Longueur en bouche, couleur, saveur, odeur: à Marennes, en France, les professionnels apprennent à déguster une huître et à en parler avec la même délectation qu'un vin.

«Sans atteindre la subjectivité d'une dégustation de vin, on cherche des choses simples, comme la saveur, la longueur en bouche, la texture», explique Nicolas Brossard, responsable du service qualité à la section régionale de conchyliculture.Les stagiaires apprennent à observer la couleur des branchies (blanches ou vertes) et de la chair (plus elle est blanche plus elle est dense) et à apprécier l'odeur (de marais de préférence).

Autant d'éléments permettant de renseigner sur l'origine, l'élevage et le goût (noisette par exemple) du petit mollusque bivalve qui doit se manger vivant. Et se mâcher avec application.

Constatant une «très grande méconnaissance du produit», la section conchylicole a décidé d'organiser ces sessions gratuites de formation à destination des professionnels en contact avec le public.

Après une visite des claires --d'anciens marais salants dans lesquels sont affinées les huîtres labellisées Marennes Oléron-- les enseignants s'attablent dans le laboratoire de la Cité de l'huître de Marennes. Les huîtres de l'appellation Marennes Oléron représentent un quart de la production nationale, avec 27 000 tonnes.

La formation comprend également un cours théorique remontant de l'Empire romain à la grande épidémie du début du XXe qui a décimé les huîtres européennes. Puis vient la délicate phase de l'ouverture de ce coquillage parfois récalcitrant. «Le principal frein à la consommation, c'est l'ouverture», affirme M. Brossard.

«Souvent, les gens croient savoir. Mais ils se trompent. On a par exemple reçu des écaillers, persuadés de savoir ouvrir les huîtres, mais c'était un vrai massacre», se désole-t-il, invitant ses élèves à ne pas laisser la moitié de la chair sur le chapeau. Et à saisir le couteau par la pointe, afin d'éviter de s'entailler sévèrement la paume.
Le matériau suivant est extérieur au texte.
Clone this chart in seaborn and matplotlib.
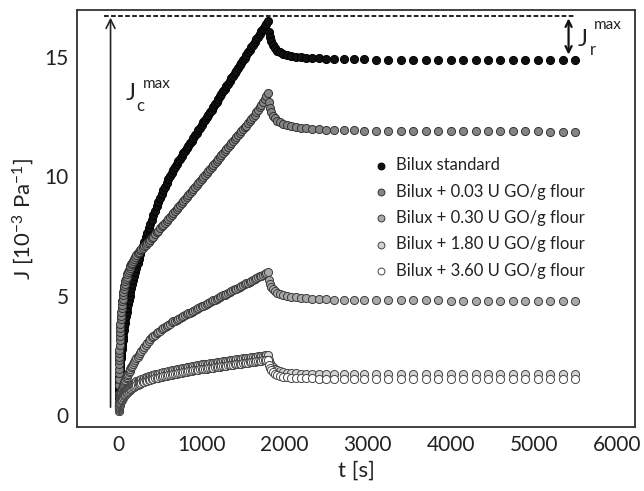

Cette formation «permet de casser les pattes aux préjugés et de ne pas dire d'âneries à nos élèves», se félicite Lucile Bigand, chef de travaux au lycée hôtelier, qui, au grand soulagement de son formateur, ne qualifie désormais plus les huîtres de «grasses» mais de «charnues».

La formation est enfin l'occasion de combattre quelques idées reçues. M. Brossard proscrit par exemple la présentation sur lit de glace (qui tue le goût), l'ouverture prématurée (qui nuit à la fraîcheur) ou l'accompagnement systématique avec un produit acide (plus l'huître est charnue, plus l'acidité nuit à sa saveur).

Il convient par ailleurs de conserver ses huîtres à plat et de les présenter en étoile, «charnière vers le centre», bien calées sur du gros sel, accompagnées de toasts aux rillettes.